* Set problem *
Your task is to output the listing word for word, with pictures excluded.

— start —

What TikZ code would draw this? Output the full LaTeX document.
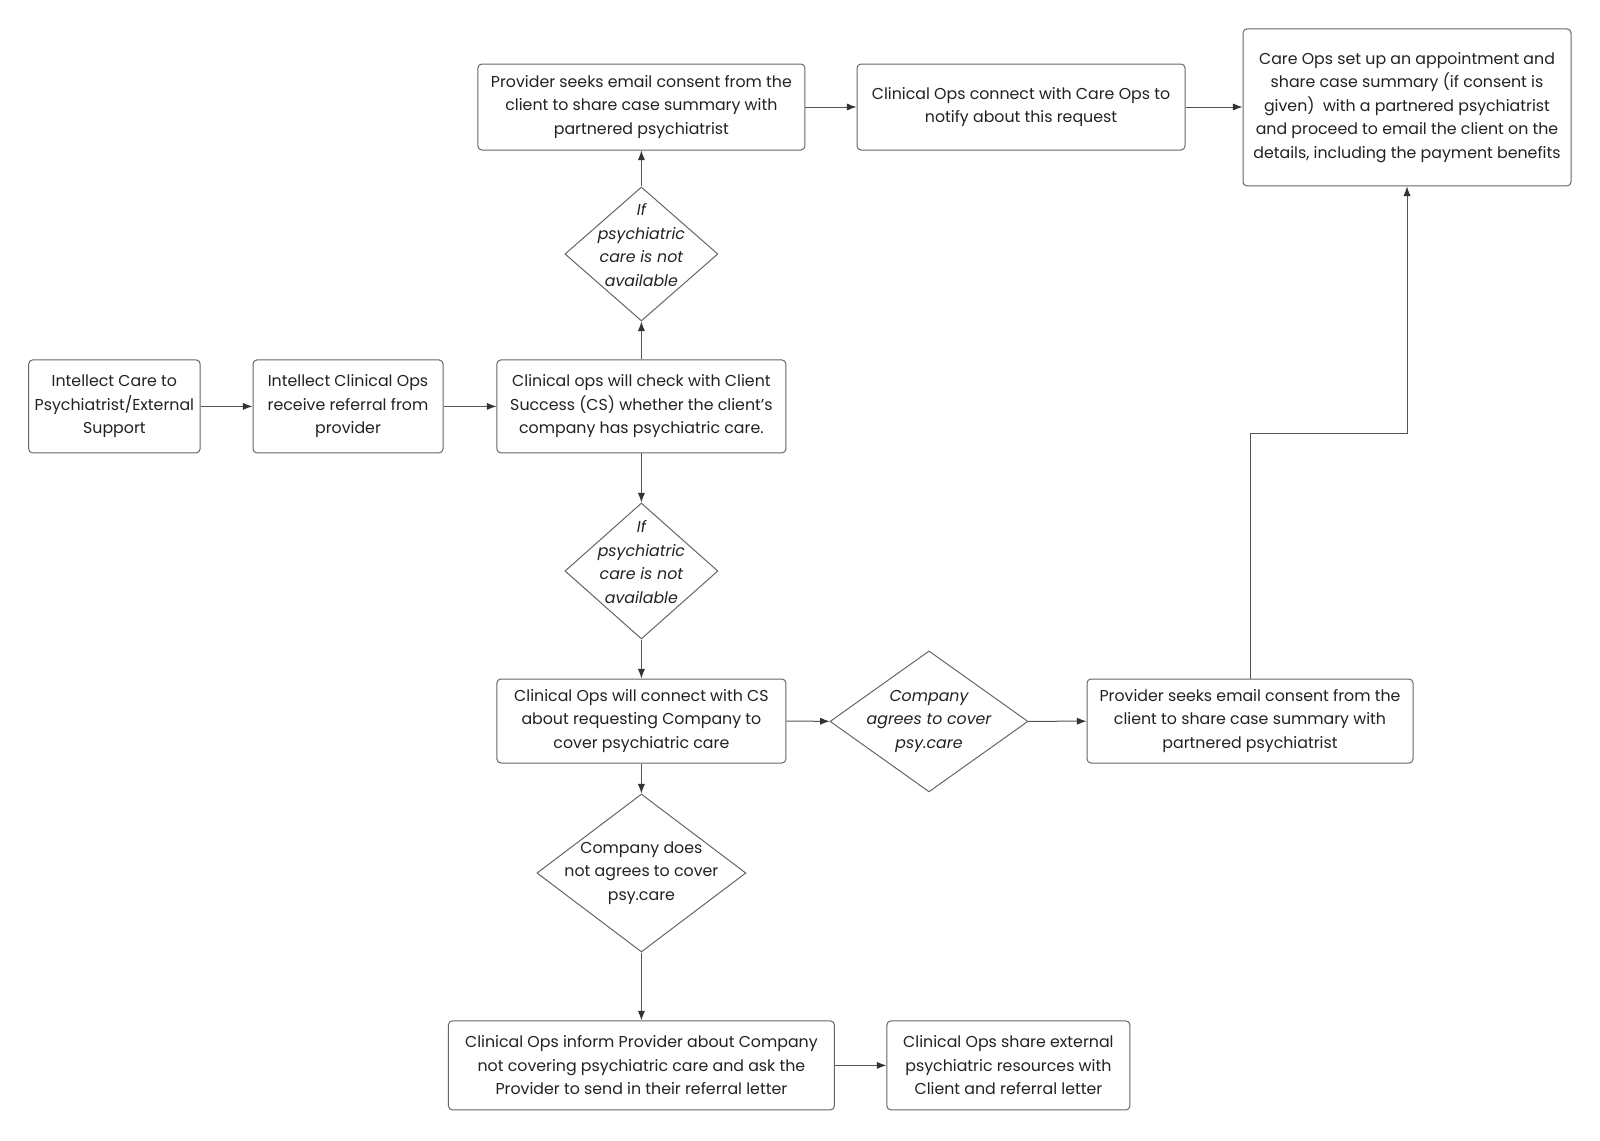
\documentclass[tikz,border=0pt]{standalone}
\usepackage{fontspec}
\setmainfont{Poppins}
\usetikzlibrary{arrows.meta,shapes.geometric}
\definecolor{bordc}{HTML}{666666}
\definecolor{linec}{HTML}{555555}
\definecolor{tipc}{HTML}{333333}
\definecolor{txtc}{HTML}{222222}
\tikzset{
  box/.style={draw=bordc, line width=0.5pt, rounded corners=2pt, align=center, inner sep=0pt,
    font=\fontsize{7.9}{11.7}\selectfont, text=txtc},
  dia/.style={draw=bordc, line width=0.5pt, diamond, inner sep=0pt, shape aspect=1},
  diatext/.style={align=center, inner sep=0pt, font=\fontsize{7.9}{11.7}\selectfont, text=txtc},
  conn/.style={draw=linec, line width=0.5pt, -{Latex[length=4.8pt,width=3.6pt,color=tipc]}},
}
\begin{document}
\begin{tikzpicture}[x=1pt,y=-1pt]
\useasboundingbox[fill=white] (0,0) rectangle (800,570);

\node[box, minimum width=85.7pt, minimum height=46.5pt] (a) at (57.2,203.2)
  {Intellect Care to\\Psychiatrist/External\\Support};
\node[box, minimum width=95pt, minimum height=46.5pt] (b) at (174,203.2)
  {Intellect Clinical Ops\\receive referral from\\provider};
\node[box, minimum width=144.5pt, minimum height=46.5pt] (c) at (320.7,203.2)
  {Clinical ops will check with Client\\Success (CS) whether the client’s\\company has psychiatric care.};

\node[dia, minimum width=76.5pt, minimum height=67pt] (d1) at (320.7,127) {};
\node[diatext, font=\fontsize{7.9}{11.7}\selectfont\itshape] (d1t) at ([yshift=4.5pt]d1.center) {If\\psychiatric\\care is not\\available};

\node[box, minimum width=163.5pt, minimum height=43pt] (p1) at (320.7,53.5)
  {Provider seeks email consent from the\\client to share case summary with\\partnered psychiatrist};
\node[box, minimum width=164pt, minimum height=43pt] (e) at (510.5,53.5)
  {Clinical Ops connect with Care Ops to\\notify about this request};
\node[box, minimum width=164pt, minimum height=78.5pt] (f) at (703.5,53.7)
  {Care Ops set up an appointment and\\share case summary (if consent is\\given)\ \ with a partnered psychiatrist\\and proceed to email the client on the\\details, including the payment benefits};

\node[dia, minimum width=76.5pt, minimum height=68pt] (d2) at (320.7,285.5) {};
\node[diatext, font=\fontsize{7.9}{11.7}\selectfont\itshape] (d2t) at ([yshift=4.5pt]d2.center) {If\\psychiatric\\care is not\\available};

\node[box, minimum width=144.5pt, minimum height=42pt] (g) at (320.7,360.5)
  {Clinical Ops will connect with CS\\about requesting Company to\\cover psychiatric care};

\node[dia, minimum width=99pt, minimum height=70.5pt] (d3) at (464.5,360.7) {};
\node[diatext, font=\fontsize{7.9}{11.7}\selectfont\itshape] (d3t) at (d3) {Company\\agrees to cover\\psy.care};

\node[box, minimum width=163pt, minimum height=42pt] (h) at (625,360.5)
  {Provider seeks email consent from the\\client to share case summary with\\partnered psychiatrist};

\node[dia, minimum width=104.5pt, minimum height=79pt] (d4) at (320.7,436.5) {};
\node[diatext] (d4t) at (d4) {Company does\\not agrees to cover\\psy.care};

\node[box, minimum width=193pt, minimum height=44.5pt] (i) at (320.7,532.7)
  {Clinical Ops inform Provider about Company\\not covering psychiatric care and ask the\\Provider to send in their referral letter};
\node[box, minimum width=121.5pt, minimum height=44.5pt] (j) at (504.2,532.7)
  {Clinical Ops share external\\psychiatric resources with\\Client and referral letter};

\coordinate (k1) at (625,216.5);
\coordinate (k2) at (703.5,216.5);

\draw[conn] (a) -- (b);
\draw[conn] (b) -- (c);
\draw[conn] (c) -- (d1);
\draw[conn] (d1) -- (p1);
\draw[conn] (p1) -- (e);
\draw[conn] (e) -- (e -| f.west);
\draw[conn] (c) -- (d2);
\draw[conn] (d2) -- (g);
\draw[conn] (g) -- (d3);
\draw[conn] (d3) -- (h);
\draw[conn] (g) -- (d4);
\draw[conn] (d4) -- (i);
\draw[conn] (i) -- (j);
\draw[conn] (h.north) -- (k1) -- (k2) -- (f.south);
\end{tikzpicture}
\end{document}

— end —

* Answer for the task *
What TikZ code would draw this? Output the full LaTeX document.
\documentclass[tikz,border=0pt]{standalone}
\usepackage{fontspec}
\setmainfont{Poppins}
\usetikzlibrary{arrows.meta,shapes.geometric}
\definecolor{bordc}{HTML}{666666}
\definecolor{linec}{HTML}{555555}
\definecolor{tipc}{HTML}{333333}
\definecolor{txtc}{HTML}{222222}
\tikzset{
  box/.style={draw=bordc, line width=0.5pt, rounded corners=2pt, align=center, inner sep=0pt,
    font=\fontsize{7.9}{11.7}\selectfont, text=txtc},
  dia/.style={draw=bordc, line width=0.5pt, diamond, inner sep=0pt, shape aspect=1},
  diatext/.style={align=center, inner sep=0pt, font=\fontsize{7.9}{11.7}\selectfont, text=txtc},
  conn/.style={draw=linec, line width=0.5pt, -{Latex[length=4.8pt,width=3.6pt,color=tipc]}},
}
\begin{document}
\begin{tikzpicture}[x=1pt,y=-1pt]
\useasboundingbox[fill=white] (0,0) rectangle (800,570);

\node[box, minimum width=85.7pt, minimum height=46.5pt] (a) at (57.2,203.2)
  {Intellect Care to\\Psychiatrist/External\\Support};
\node[box, minimum width=95pt, minimum height=46.5pt] (b) at (174,203.2)
  {Intellect Clinical Ops\\receive referral from\\provider};
\node[box, minimum width=144.5pt, minimum height=46.5pt] (c) at (320.7,203.2)
  {Clinical ops will check with Client\\Success (CS) whether the client’s\\company has psychiatric care.};

\node[dia, minimum width=76.5pt, minimum height=67pt] (d1) at (320.7,127) {};
\node[diatext, font=\fontsize{7.9}{11.7}\selectfont\itshape] (d1t) at ([yshift=4.5pt]d1.center) {If\\psychiatric\\care is not\\available};

\node[box, minimum width=163.5pt, minimum height=43pt] (p1) at (320.7,53.5)
  {Provider seeks email consent from the\\client to share case summary with\\partnered psychiatrist};
\node[box, minimum width=164pt, minimum height=43pt] (e) at (510.5,53.5)
  {Clinical Ops connect with Care Ops to\\notify about this request};
\node[box, minimum width=164pt, minimum height=78.5pt] (f) at (703.5,53.7)
  {Care Ops set up an appointment and\\share case summary (if consent is\\given)\ \ with a partnered psychiatrist\\and proceed to email the client on the\\details, including the payment benefits};

\node[dia, minimum width=76.5pt, minimum height=68pt] (d2) at (320.7,285.5) {};
\node[diatext, font=\fontsize{7.9}{11.7}\selectfont\itshape] (d2t) at ([yshift=4.5pt]d2.center) {If\\psychiatric\\care is not\\available};

\node[box, minimum width=144.5pt, minimum height=42pt] (g) at (320.7,360.5)
  {Clinical Ops will connect with CS\\about requesting Company to\\cover psychiatric care};

\node[dia, minimum width=99pt, minimum height=70.5pt] (d3) at (464.5,360.7) {};
\node[diatext, font=\fontsize{7.9}{11.7}\selectfont\itshape] (d3t) at (d3) {Company\\agrees to cover\\psy.care};

\node[box, minimum width=163pt, minimum height=42pt] (h) at (625,360.5)
  {Provider seeks email consent from the\\client to share case summary with\\partnered psychiatrist};

\node[dia, minimum width=104.5pt, minimum height=79pt] (d4) at (320.7,436.5) {};
\node[diatext] (d4t) at (d4) {Company does\\not agrees to cover\\psy.care};

\node[box, minimum width=193pt, minimum height=44.5pt] (i) at (320.7,532.7)
  {Clinical Ops inform Provider about Company\\not covering psychiatric care and ask the\\Provider to send in their referral letter};
\node[box, minimum width=121.5pt, minimum height=44.5pt] (j) at (504.2,532.7)
  {Clinical Ops share external\\psychiatric resources with\\Client and referral letter};

\coordinate (k1) at (625,216.5);
\coordinate (k2) at (703.5,216.5);

\draw[conn] (a) -- (b);
\draw[conn] (b) -- (c);
\draw[conn] (c) -- (d1);
\draw[conn] (d1) -- (p1);
\draw[conn] (p1) -- (e);
\draw[conn] (e) -- (e -| f.west);
\draw[conn] (c) -- (d2);
\draw[conn] (d2) -- (g);
\draw[conn] (g) -- (d3);
\draw[conn] (d3) -- (h);
\draw[conn] (g) -- (d4);
\draw[conn] (d4) -- (i);
\draw[conn] (i) -- (j);
\draw[conn] (h.north) -- (k1) -- (k2) -- (f.south);
\end{tikzpicture}
\end{document}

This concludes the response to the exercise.